WORK TO BE COMPLETED:
Begin with the first line below and retype each line exactly through the line containing "plt.rcParams['mathtext.it'] = 'Liberation". Any pictures are to be left out.

SOURCE DATA:
------------------------------------

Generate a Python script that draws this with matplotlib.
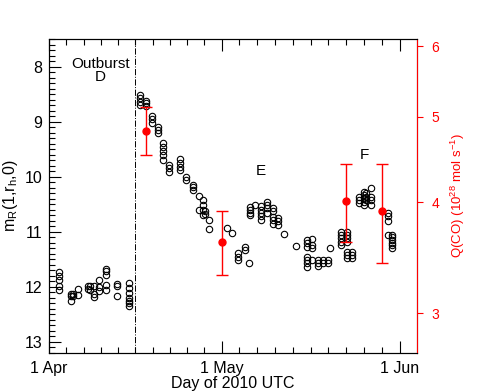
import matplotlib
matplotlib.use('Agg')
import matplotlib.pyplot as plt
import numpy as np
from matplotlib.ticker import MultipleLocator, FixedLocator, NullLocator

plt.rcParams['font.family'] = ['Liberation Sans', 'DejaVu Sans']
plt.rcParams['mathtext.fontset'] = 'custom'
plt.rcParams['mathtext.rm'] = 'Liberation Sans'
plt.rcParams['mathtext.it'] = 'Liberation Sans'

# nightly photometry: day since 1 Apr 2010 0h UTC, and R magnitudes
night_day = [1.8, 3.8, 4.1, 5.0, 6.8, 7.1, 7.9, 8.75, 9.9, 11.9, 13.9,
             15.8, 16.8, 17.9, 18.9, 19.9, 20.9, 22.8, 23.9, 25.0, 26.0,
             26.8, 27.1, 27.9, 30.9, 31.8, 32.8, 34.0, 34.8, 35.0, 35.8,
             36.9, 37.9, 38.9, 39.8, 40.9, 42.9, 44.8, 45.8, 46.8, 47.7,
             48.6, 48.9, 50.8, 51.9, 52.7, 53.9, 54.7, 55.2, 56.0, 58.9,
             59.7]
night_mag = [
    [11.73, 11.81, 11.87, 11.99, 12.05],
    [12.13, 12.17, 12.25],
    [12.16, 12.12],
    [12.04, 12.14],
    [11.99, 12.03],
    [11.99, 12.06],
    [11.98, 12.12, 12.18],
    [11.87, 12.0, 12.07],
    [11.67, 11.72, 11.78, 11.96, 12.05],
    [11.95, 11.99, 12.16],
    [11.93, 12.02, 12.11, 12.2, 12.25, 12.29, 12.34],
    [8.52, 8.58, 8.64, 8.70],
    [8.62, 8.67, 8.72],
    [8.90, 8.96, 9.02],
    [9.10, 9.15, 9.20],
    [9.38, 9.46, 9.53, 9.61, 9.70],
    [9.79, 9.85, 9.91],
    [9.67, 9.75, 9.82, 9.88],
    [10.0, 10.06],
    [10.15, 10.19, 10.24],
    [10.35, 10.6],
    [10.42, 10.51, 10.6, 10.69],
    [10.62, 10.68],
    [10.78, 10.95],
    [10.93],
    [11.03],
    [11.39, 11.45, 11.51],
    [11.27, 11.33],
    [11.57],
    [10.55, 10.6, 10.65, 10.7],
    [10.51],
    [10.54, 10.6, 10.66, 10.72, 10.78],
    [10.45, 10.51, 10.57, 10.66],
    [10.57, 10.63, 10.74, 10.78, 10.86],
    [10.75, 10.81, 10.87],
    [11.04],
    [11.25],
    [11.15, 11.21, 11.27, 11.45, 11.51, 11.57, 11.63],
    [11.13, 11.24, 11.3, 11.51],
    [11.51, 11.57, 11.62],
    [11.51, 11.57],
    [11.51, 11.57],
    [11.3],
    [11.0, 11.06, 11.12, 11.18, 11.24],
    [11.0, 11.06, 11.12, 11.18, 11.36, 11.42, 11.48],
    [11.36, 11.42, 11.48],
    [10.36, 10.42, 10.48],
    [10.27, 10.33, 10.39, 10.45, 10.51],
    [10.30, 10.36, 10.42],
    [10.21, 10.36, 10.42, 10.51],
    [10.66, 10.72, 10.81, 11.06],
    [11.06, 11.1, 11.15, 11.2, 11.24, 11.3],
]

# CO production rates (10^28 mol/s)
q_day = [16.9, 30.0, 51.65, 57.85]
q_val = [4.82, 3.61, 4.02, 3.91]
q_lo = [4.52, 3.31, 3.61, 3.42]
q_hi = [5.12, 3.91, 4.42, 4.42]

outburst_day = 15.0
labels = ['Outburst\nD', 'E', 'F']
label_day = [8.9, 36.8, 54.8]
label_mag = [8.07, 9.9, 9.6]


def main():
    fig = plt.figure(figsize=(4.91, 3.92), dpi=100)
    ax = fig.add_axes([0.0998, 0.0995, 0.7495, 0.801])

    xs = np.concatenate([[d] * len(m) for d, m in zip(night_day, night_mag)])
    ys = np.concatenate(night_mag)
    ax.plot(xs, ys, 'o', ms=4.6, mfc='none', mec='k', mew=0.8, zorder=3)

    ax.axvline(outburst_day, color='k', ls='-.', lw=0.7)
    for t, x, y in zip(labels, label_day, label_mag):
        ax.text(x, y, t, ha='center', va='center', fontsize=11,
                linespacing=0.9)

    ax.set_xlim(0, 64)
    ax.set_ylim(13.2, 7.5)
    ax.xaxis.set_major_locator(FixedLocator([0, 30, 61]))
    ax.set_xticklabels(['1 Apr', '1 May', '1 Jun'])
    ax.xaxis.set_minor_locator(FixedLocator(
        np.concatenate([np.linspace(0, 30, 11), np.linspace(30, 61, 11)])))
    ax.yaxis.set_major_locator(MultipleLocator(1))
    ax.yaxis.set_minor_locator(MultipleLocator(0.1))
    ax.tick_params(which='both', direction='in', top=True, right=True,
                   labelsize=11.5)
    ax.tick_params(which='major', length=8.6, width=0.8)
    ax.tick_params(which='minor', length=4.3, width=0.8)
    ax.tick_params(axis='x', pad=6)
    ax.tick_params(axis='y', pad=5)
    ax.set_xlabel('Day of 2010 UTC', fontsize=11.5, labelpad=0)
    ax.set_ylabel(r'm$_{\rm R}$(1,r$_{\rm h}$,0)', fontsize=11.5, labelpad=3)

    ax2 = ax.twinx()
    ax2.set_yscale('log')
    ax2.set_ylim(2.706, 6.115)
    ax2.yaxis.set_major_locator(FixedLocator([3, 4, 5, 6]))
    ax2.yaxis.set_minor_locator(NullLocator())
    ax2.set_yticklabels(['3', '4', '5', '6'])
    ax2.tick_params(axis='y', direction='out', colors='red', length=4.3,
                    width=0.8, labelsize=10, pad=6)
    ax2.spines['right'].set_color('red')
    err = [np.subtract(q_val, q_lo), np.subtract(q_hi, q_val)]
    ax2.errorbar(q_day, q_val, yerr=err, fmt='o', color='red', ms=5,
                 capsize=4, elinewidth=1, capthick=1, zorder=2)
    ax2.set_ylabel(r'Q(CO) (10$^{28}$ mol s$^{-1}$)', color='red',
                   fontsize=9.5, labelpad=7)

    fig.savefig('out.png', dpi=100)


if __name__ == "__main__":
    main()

------------------------------------

EXERCISE OUTPUT:
Generate a Python script that draws this with matplotlib.
import matplotlib
matplotlib.use('Agg')
import matplotlib.pyplot as plt
import numpy as np
from matplotlib.ticker import MultipleLocator, FixedLocator, NullLocator

plt.rcParams['font.family'] = ['Liberation Sans', 'DejaVu Sans']
plt.rcParams['mathtext.fontset'] = 'custom'
plt.rcParams['mathtext.rm'] = 'Liberation Sans'
plt.rcParams['mathtext.it'] = 'Liberation Sans'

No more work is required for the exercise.